→ **Work instructions**: Retype only what runs from the beginning of the data through the line with "const yTicks = [0, 10, 20, 30, 40, 50, 60];"; please omit the pictures and keep every line exact.

→ **Collected material**:

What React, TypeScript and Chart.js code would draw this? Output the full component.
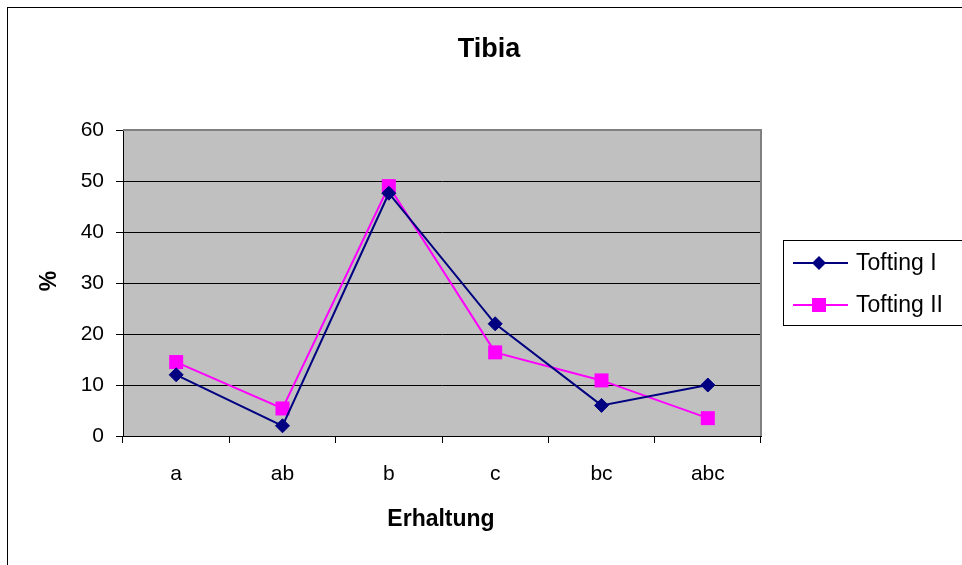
import React, { useEffect, useRef } from "react";
import { Chart, registerables } from "chart.js";

Chart.register(...registerables);

const categories = ["a", "ab", "b", "c", "bc", "abc"];
const toftingI = [12, 2, 47.6, 22, 6, 10];
const toftingII = [14.5, 5.4, 49, 16.4, 10.9, 3.5];
const yTicks = [0, 10, 20, 30, 40, 50, 60];

const FONT = "'Liberation Sans', Arial, sans-serif";

const decorPlugin = {
  id: "decor",
  beforeDraw(chart: any) {
    const { ctx, chartArea } = chart;
    ctx.save();
    ctx.fillStyle = "#ffffff";
    ctx.fillRect(0, 0, chart.width, chart.height);
    ctx.fillStyle = "#C0C0C0";
    ctx.fillRect(chartArea.left, chartArea.top, chartArea.right - chartArea.left, chartArea.bottom - chartArea.top);
    ctx.restore();
  },
  beforeDatasetsDraw(chart: any) {
    const { ctx, chartArea } = chart;
    ctx.save();
    ctx.strokeStyle = "#808080";
    ctx.lineWidth = 2;
    ctx.beginPath();
    ctx.moveTo(chartArea.left, chartArea.top);
    ctx.lineTo(chartArea.right, chartArea.top);
    ctx.lineTo(chartArea.right, chartArea.bottom);
    ctx.stroke();
    ctx.restore();
  },
  afterDraw(chart: any) {
    const { ctx } = chart;
    ctx.save();
    // outer frame
    ctx.strokeStyle = "#000000";
    ctx.lineWidth = 1;
    ctx.strokeRect(7.5, 7.5, 1200, 1200);
    // title
    ctx.fillStyle = "#000";
    ctx.textAlign = "center";
    ctx.textBaseline = "middle";
    ctx.font = `bold 27px ${FONT}`;
    ctx.fillText("Tibia", 489, 50);
    // x title
    ctx.font = `bold 23px ${FONT}`;
    ctx.fillText("Erhaltung", 441, 520);
    // y title
    ctx.save();
    ctx.translate(50, 281);
    ctx.rotate(-Math.PI / 2);
    ctx.fillText("%", 0, 0);
    ctx.restore();
    // legend
    ctx.strokeStyle = "#000";
    ctx.lineWidth = 1;
    ctx.strokeRect(783.5, 240.5, 400, 85);
    const ds = chart.data.datasets;
    const rows = [263, 305];
    ds.forEach((d: any, i: number) => {
      const y = rows[i];
      ctx.strokeStyle = d.borderColor;
      ctx.lineWidth = 2;
      ctx.beginPath();
      ctx.moveTo(793, y);
      ctx.lineTo(848, y);
      ctx.stroke();
      ctx.fillStyle = d.pointBackgroundColor;
      ctx.beginPath();
      if (d.pointStyle === "rectRot") {
        const r = 7;
        ctx.moveTo(819, y - r);
        ctx.lineTo(819 + r, y);
        ctx.lineTo(819, y + r);
        ctx.lineTo(819 - r, y);
        ctx.closePath();
      } else {
        ctx.rect(819 - 7, y - 7, 14, 14);
      }
      ctx.fill();
      ctx.fillStyle = "#000";
      ctx.textAlign = "left";
      ctx.font = `23px ${FONT}`;
      ctx.fillText(d.label, 856, y + 1);
    });
    ctx.restore();
  },
};

export default function App() {
  const ref = useRef<HTMLCanvasElement>(null);
  useEffect(() => {
    if (!ref.current) return;
    const chart = new Chart(ref.current, {
      type: "line",
      data: {
        labels: categories,
        datasets: [
          {
            label: "Tofting I",
            data: toftingI,
            borderColor: "#000080",
            backgroundColor: "#000080",
            pointBackgroundColor: "#000080",
            pointBorderColor: "#000080",
            pointStyle: "rectRot",
            pointRadius: 7,
            pointBorderWidth: 1,
            borderWidth: 2,
            tension: 0,
          },
          {
            label: "Tofting II",
            data: toftingII,
            borderColor: "#FF00FF",
            backgroundColor: "#FF00FF",
            pointBackgroundColor: "#FF00FF",
            pointBorderColor: "#FF00FF",
            pointStyle: "rect",
            pointRadius: 9.9,
            pointBorderWidth: 0,
            borderWidth: 2,
            tension: 0,
          },
        ],
      },
      options: {
        animation: false,
        responsive: false,
        maintainAspectRatio: false,
        layout: { padding: { left: 0, top: 130, right: 201, bottom: 79 } },
        plugins: {
          legend: { display: false },
          title: { display: false },
          tooltip: { enabled: false },
        },
        scales: {
          x: {
            type: "category",
            offset: true,
            grid: { display: true, drawOnChartArea: false, offset: true, color: "#000", tickLength: 7 },
            border: { color: "#000", width: 1 },
            ticks: { color: "#000", font: { family: FONT, size: 21 }, padding: 19, maxRotation: 0 },
            afterFit(scale: any) {
              scale.height = 50;
            },
          },
          y: {
            min: 0,
            max: 60,
            afterBuildTicks(scale: any) {
              scale.ticks = yTicks.map((v) => ({ value: v }));
            },
            grid: { color: "#000", tickLength: 7, lineWidth: 1 },
            border: { color: "#000", width: 1 },
            ticks: { color: "#000", font: { family: FONT, size: 21 }, padding: 12 },
            afterFit(scale: any) {
              scale.width = 123;
            },
          },
        },
      },
      plugins: [decorPlugin],
    } as any);
    return () => chart.destroy();
  }, []);
  return (
    <div style={{ position: "fixed", left: 0, top: 0, width: 962, height: 565 }}>
      <canvas ref={ref} width={962} height={565} style={{ display: "block" }} />
    </div>
  );
}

→ **Full answer**:
What React, TypeScript and Chart.js code would draw this? Output the full component.
import React, { useEffect, useRef } from "react";
import { Chart, registerables } from "chart.js";

Chart.register(...registerables);

const categories = ["a", "ab", "b", "c", "bc", "abc"];
const toftingI = [12, 2, 47.6, 22, 6, 10];
const toftingII = [14.5, 5.4, 49, 16.4, 10.9, 3.5];
const yTicks = [0, 10, 20, 30, 40, 50, 60];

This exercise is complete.